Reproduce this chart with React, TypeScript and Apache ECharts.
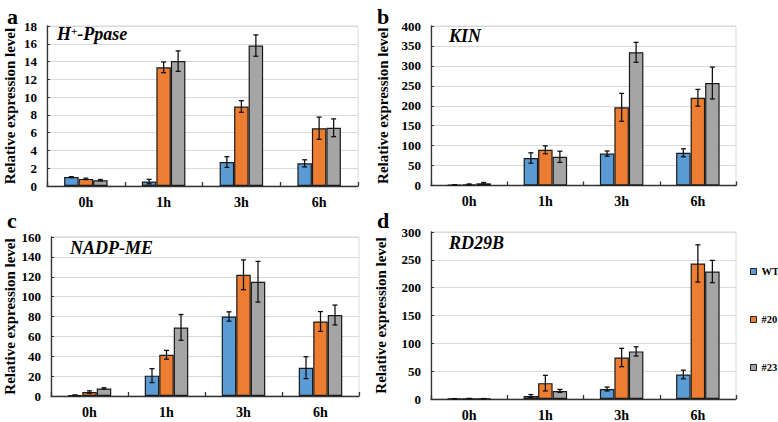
import React, { useEffect, useRef } from "react";
import * as echarts from "echarts";

const categories = ["0h", "1h", "3h", "6h"];
const groups = ["WT", "#20", "#23"];
const colors = ["#5B9BD5", "#ED7D31", "#A5A5A5"];

// a: H+-Ppase
const hppaseWT = [1.0, 0.5, 2.7, 2.55];
const hppaseWTErr = [0.05, 0.25, 0.6, 0.4];
const hppase20 = [0.8, 13.35, 8.95, 6.5];
const hppase20Err = [0.08, 0.6, 0.65, 1.25];
const hppase23 = [0.65, 14.05, 15.8, 6.55];
const hppase23Err = [0.08, 1.15, 1.2, 1.0];

// b: KIN
const kinWT = [1.5, 69, 80, 82];
const kinWTErr = [0.5, 13, 6.5, 10];
const kin20 = [3, 89.5, 196, 220];
const kin20Err = [1, 10, 35, 21];
const kin23 = [5.5, 72, 334, 257];
const kin23Err = [2, 14, 25, 40];

// c: NADP-ME
const nadpWT = [0.8, 20.5, 80, 28.5];
const nadpWTErr = [0.3, 7, 4.7, 11];
const nadp20 = [4, 41.5, 122, 75];
const nadp20Err = [1.2, 4.4, 15, 10];
const nadp23 = [7.5, 69, 115, 81.5];
const nadp23Err = [0.8, 13, 20.5, 10];

// d: RD29B
const rdWT = [0.5, 5.5, 18, 44];
const rdWTErr = [0.2, 2.5, 3.5, 7.7];
const rd20 = [0.8, 28.5, 74.5, 243.5];
const rd20Err = [0.3, 14, 16.5, 33.5];
const rd23 = [0.6, 14.5, 85.5, 229];
const rd23Err = [0.2, 2.7, 8.3, 20];

const yMax = [18, 400, 160, 300];
const yInterval = [2, 50, 20, 50];

const panels = [
  { vals: [hppaseWT, hppase20, hppase23], errs: [hppaseWTErr, hppase20Err, hppase23Err] },
  { vals: [kinWT, kin20, kin23], errs: [kinWTErr, kin20Err, kin23Err] },
  { vals: [nadpWT, nadp20, nadp23], errs: [nadpWTErr, nadp20Err, nadp23Err] },
  { vals: [rdWT, rd20, rd23], errs: [rdWTErr, rd20Err, rd23Err] },
];

const FONT = "'Liberation Serif', 'Times New Roman', serif";
const BAR_W = 14.5;

const grids = [
  { left: 47, top: 26, width: 311, height: 160 },
  { left: 431, top: 26, width: 305, height: 159.5 },
  { left: 51, top: 237, width: 308, height: 159 },
  { left: 431, top: 232, width: 305, height: 168 },
];
const nameGaps = [30, 41, 34, 43];

export default function App() {
  const ref = useRef<HTMLDivElement>(null);
  useEffect(() => {
    document.body.style.margin = "0";
    const chart = echarts.init(ref.current!, null, { renderer: "svg" });

    const series: any[] = [];
    panels.forEach((p, pi) => {
      p.vals.forEach((vals, gi) => {
        series.push({
          type: "bar",
          name: groups[gi],
          xAxisIndex: pi,
          yAxisIndex: pi,
          data: vals,
          barWidth: BAR_W,
          barGap: "0%",
          itemStyle: { color: colors[gi], borderColor: "#1a1a1a", borderWidth: 1.2 },
          z: 2,
        });
      });
      p.vals.forEach((vals, gi) => {
        const offset = (gi - 1) * BAR_W;
        series.push({
          type: "custom",
          name: "err" + pi + "_" + gi,
          xAxisIndex: pi,
          yAxisIndex: pi,
          z: 5,
          data: vals.map((v, i) => [i, v, p.errs[gi][i]]),
          encode: { x: 0, y: 1 },
          renderItem: (params: any, api: any) => {
            const i = api.value(0);
            const v = api.value(1);
            const e = api.value(2);
            const top = api.coord([i, v + e]);
            const bot = api.coord([i, Math.max(v - e, 0)]);
            const x = top[0] + offset;
            const cap = 2.5;
            const st = { stroke: "#111", lineWidth: 1.3 };
            return {
              type: "group",
              children: [
                { type: "line", shape: { x1: x, y1: top[1], x2: x, y2: bot[1] }, style: st },
                { type: "line", shape: { x1: x - cap, y1: top[1], x2: x + cap, y2: top[1] }, style: st },
                { type: "line", shape: { x1: x - cap, y1: bot[1], x2: x + cap, y2: bot[1] }, style: st },
              ],
            };
          },
        });
      });
    });

    const option: any = {
      animation: false,
      backgroundColor: "#fff",
      grid: grids.map((g) => ({
        ...g,
        show: true,
        borderColor: "#d9d9d9",
        borderWidth: 1,
        backgroundColor: "transparent",
      })),
      xAxis: grids.map((g, i) => ({
        type: "category",
        gridIndex: i,
        data: categories,
        axisLine: { show: true, lineStyle: { color: "#333", width: 1.3 } },
        axisTick: { show: true, inside: true, length: 4, lineStyle: { color: "#333", width: 1.3 } },
        axisLabel: {
          color: "#000",
          fontFamily: FONT,
          fontWeight: "bold",
          fontSize: 14,
          margin: 9,
        },
      })),
      yAxis: grids.map((g, i) => ({
        type: "value",
        gridIndex: i,
        min: 0,
        max: yMax[i],
        interval: yInterval[i],
        name: "Relative expression level",
        nameLocation: "middle",
        nameGap: nameGaps[i],
        nameTextStyle: { color: "#000", fontFamily: FONT, fontWeight: "bold", fontSize: 15 },
        axisLine: { show: true, lineStyle: { color: "#333", width: 1.3 } },
        axisTick: { show: true, inside: true, length: 3, lineStyle: { color: "#333" } },
        splitLine: { show: true, lineStyle: { color: "#d9d9d9", width: 1 } },
        axisLabel: {
          color: "#000",
          fontFamily: FONT,
          fontWeight: "bold",
          fontSize: 13,
          margin: 10,
        },
      })),
      legend: {
        data: groups,
        orient: "vertical",
        left: 750,
        top: 266,
        padding: 0,
        itemWidth: 6,
        itemHeight: 6,
        itemGap: 37,
        icon: "rect",
        itemStyle: { borderColor: "#222", borderWidth: 1 },
        textStyle: { color: "#000", fontFamily: FONT, fontWeight: "bold", fontSize: 10.5 },
      },
      title: [
        { text: "a", left: 2, top: 0, textStyle: { fontFamily: FONT, fontWeight: "bold", fontSize: 22, color: "#000" } },
        { text: "b", left: 372, top: 0, textStyle: { fontFamily: FONT, fontWeight: "bold", fontSize: 22, color: "#000" } },
        { text: "c", left: 2, top: 204, textStyle: { fontFamily: FONT, fontWeight: "bold", fontSize: 22, color: "#000" } },
        { text: "d", left: 372, top: 204, textStyle: { fontFamily: FONT, fontWeight: "bold", fontSize: 22, color: "#000" } },
        {
          text: "{i|H}{s|+}{i|-Ppase}",
          left: 57,
          top: 25,
          padding: 0,
          textStyle: {
            rich: {
              i: { fontFamily: FONT, fontWeight: "bold", fontStyle: "italic", fontSize: 18, color: "#000" },
              s: { fontFamily: FONT, fontWeight: "bold", fontStyle: "italic", fontSize: 11, color: "#000", verticalAlign: "top", padding: [0, 0, 6, 0] },
            },
          },
        },
        { text: "KIN", left: 449, top: 27, padding: 0, textStyle: { fontFamily: FONT, fontWeight: "bold", fontStyle: "italic", fontSize: 18, color: "#000" } },
        { text: "NADP-ME", left: 70, top: 239, padding: 0, textStyle: { fontFamily: FONT, fontWeight: "bold", fontStyle: "italic", fontSize: 18, color: "#000" } },
        { text: "RD29B", left: 449, top: 234, padding: 0, textStyle: { fontFamily: FONT, fontWeight: "bold", fontStyle: "italic", fontSize: 18, color: "#000" } },
      ],
      series,
    };
    chart.setOption(option);
    return () => chart.dispose();
  }, []);
  return <div ref={ref} style={{ width: 778, height: 422 }} />;
}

▸ **GIVEN PROBLEM**: All the lines above are to be given again exactly as they read, with the pictures removed.

▸ **WRITTEN ANSWER**:
Reproduce this chart with React, TypeScript and Apache ECharts.
import React, { useEffect, useRef } from "react";
import * as echarts from "echarts";

const categories = ["0h", "1h", "3h", "6h"];
const groups = ["WT", "#20", "#23"];
const colors = ["#5B9BD5", "#ED7D31", "#A5A5A5"];

// a: H+-Ppase
const hppaseWT = [1.0, 0.5, 2.7, 2.55];
const hppaseWTErr = [0.05, 0.25, 0.6, 0.4];
const hppase20 = [0.8, 13.35, 8.95, 6.5];
const hppase20Err = [0.08, 0.6, 0.65, 1.25];
const hppase23 = [0.65, 14.05, 15.8, 6.55];
const hppase23Err = [0.08, 1.15, 1.2, 1.0];

// b: KIN
const kinWT = [1.5, 69, 80, 82];
const kinWTErr = [0.5, 13, 6.5, 10];
const kin20 = [3, 89.5, 196, 220];
const kin20Err = [1, 10, 35, 21];
const kin23 = [5.5, 72, 334, 257];
const kin23Err = [2, 14, 25, 40];

// c: NADP-ME
const nadpWT = [0.8, 20.5, 80, 28.5];
const nadpWTErr = [0.3, 7, 4.7, 11];
const nadp20 = [4, 41.5, 122, 75];
const nadp20Err = [1.2, 4.4, 15, 10];
const nadp23 = [7.5, 69, 115, 81.5];
const nadp23Err = [0.8, 13, 20.5, 10];

// d: RD29B
const rdWT = [0.5, 5.5, 18, 44];
const rdWTErr = [0.2, 2.5, 3.5, 7.7];
const rd20 = [0.8, 28.5, 74.5, 243.5];
const rd20Err = [0.3, 14, 16.5, 33.5];
const rd23 = [0.6, 14.5, 85.5, 229];
const rd23Err = [0.2, 2.7, 8.3, 20];

const yMax = [18, 400, 160, 300];
const yInterval = [2, 50, 20, 50];

const panels = [
  { vals: [hppaseWT, hppase20, hppase23], errs: [hppaseWTErr, hppase20Err, hppase23Err] },
  { vals: [kinWT, kin20, kin23], errs: [kinWTErr, kin20Err, kin23Err] },
  { vals: [nadpWT, nadp20, nadp23], errs: [nadpWTErr, nadp20Err, nadp23Err] },
  { vals: [rdWT, rd20, rd23], errs: [rdWTErr, rd20Err, rd23Err] },
];

const FONT = "'Liberation Serif', 'Times New Roman', serif";
const BAR_W = 14.5;

const grids = [
  { left: 47, top: 26, width: 311, height: 160 },
  { left: 431, top: 26, width: 305, height: 159.5 },
  { left: 51, top: 237, width: 308, height: 159 },
  { left: 431, top: 232, width: 305, height: 168 },
];
const nameGaps = [30, 41, 34, 43];

export default function App() {
  const ref = useRef<HTMLDivElement>(null);
  useEffect(() => {
    document.body.style.margin = "0";
    const chart = echarts.init(ref.current!, null, { renderer: "svg" });

    const series: any[] = [];
    panels.forEach((p, pi) => {
      p.vals.forEach((vals, gi) => {
        series.push({
          type: "bar",
          name: groups[gi],
          xAxisIndex: pi,
          yAxisIndex: pi,
          data: vals,
          barWidth: BAR_W,
          barGap: "0%",
          itemStyle: { color: colors[gi], borderColor: "#1a1a1a", borderWidth: 1.2 },
          z: 2,
        });
      });
      p.vals.forEach((vals, gi) => {
        const offset = (gi - 1) * BAR_W;
        series.push({
          type: "custom",
          name: "err" + pi + "_" + gi,
          xAxisIndex: pi,
          yAxisIndex: pi,
          z: 5,
          data: vals.map((v, i) => [i, v, p.errs[gi][i]]),
          encode: { x: 0, y: 1 },
          renderItem: (params: any, api: any) => {
            const i = api.value(0);
            const v = api.value(1);
            const e = api.value(2);
            const top = api.coord([i, v + e]);
            const bot = api.coord([i, Math.max(v - e, 0)]);
            const x = top[0] + offset;
            const cap = 2.5;
            const st = { stroke: "#111", lineWidth: 1.3 };
            return {
              type: "group",
              children: [
                { type: "line", shape: { x1: x, y1: top[1], x2: x, y2: bot[1] }, style: st },
                { type: "line", shape: { x1: x - cap, y1: top[1], x2: x + cap, y2: top[1] }, style: st },
                { type: "line", shape: { x1: x - cap, y1: bot[1], x2: x + cap, y2: bot[1] }, style: st },
              ],
            };
          },
        });
      });
    });

    const option: any = {
      animation: false,
      backgroundColor: "#fff",
      grid: grids.map((g) => ({
        ...g,
        show: true,
        borderColor: "#d9d9d9",
        borderWidth: 1,
        backgroundColor: "transparent",
      })),
      xAxis: grids.map((g, i) => ({
        type: "category",
        gridIndex: i,
        data: categories,
        axisLine: { show: true, lineStyle: { color: "#333", width: 1.3 } },
        axisTick: { show: true, inside: true, length: 4, lineStyle: { color: "#333", width: 1.3 } },
        axisLabel: {
          color: "#000",
          fontFamily: FONT,
          fontWeight: "bold",
          fontSize: 14,
          margin: 9,
        },
      })),
      yAxis: grids.map((g, i) => ({
        type: "value",
        gridIndex: i,
        min: 0,
        max: yMax[i],
        interval: yInterval[i],
        name: "Relative expression level",
        nameLocation: "middle",
        nameGap: nameGaps[i],
        nameTextStyle: { color: "#000", fontFamily: FONT, fontWeight: "bold", fontSize: 15 },
        axisLine: { show: true, lineStyle: { color: "#333", width: 1.3 } },
        axisTick: { show: true, inside: true, length: 3, lineStyle: { color: "#333" } },
        splitLine: { show: true, lineStyle: { color: "#d9d9d9", width: 1 } },
        axisLabel: {
          color: "#000",
          fontFamily: FONT,
          fontWeight: "bold",
          fontSize: 13,
          margin: 10,
        },
      })),
      legend: {
        data: groups,
        orient: "vertical",
        left: 750,
        top: 266,
        padding: 0,
        itemWidth: 6,
        itemHeight: 6,
        itemGap: 37,
        icon: "rect",
        itemStyle: { borderColor: "#222", borderWidth: 1 },
        textStyle: { color: "#000", fontFamily: FONT, fontWeight: "bold", fontSize: 10.5 },
      },
      title: [
        { text: "a", left: 2, top: 0, textStyle: { fontFamily: FONT, fontWeight: "bold", fontSize: 22, color: "#000" } },
        { text: "b", left: 372, top: 0, textStyle: { fontFamily: FONT, fontWeight: "bold", fontSize: 22, color: "#000" } },
        { text: "c", left: 2, top: 204, textStyle: { fontFamily: FONT, fontWeight: "bold", fontSize: 22, color: "#000" } },
        { text: "d", left: 372, top: 204, textStyle: { fontFamily: FONT, fontWeight: "bold", fontSize: 22, color: "#000" } },
        {
          text: "{i|H}{s|+}{i|-Ppase}",
          left: 57,
          top: 25,
          padding: 0,
          textStyle: {
            rich: {
              i: { fontFamily: FONT, fontWeight: "bold", fontStyle: "italic", fontSize: 18, color: "#000" },
              s: { fontFamily: FONT, fontWeight: "bold", fontStyle: "italic", fontSize: 11, color: "#000", verticalAlign: "top", padding: [0, 0, 6, 0] },
            },
          },
        },
        { text: "KIN", left: 449, top: 27, padding: 0, textStyle: { fontFamily: FONT, fontWeight: "bold", fontStyle: "italic", fontSize: 18, color: "#000" } },
        { text: "NADP-ME", left: 70, top: 239, padding: 0, textStyle: { fontFamily: FONT, fontWeight: "bold", fontStyle: "italic", fontSize: 18, color: "#000" } },
        { text: "RD29B", left: 449, top: 234, padding: 0, textStyle: { fontFamily: FONT, fontWeight: "bold", fontStyle: "italic", fontSize: 18, color: "#000" } },
      ],
      series,
    };
    chart.setOption(option);
    return () => chart.dispose();
  }, []);
  return <div ref={ref} style={{ width: 778, height: 422 }} />;
}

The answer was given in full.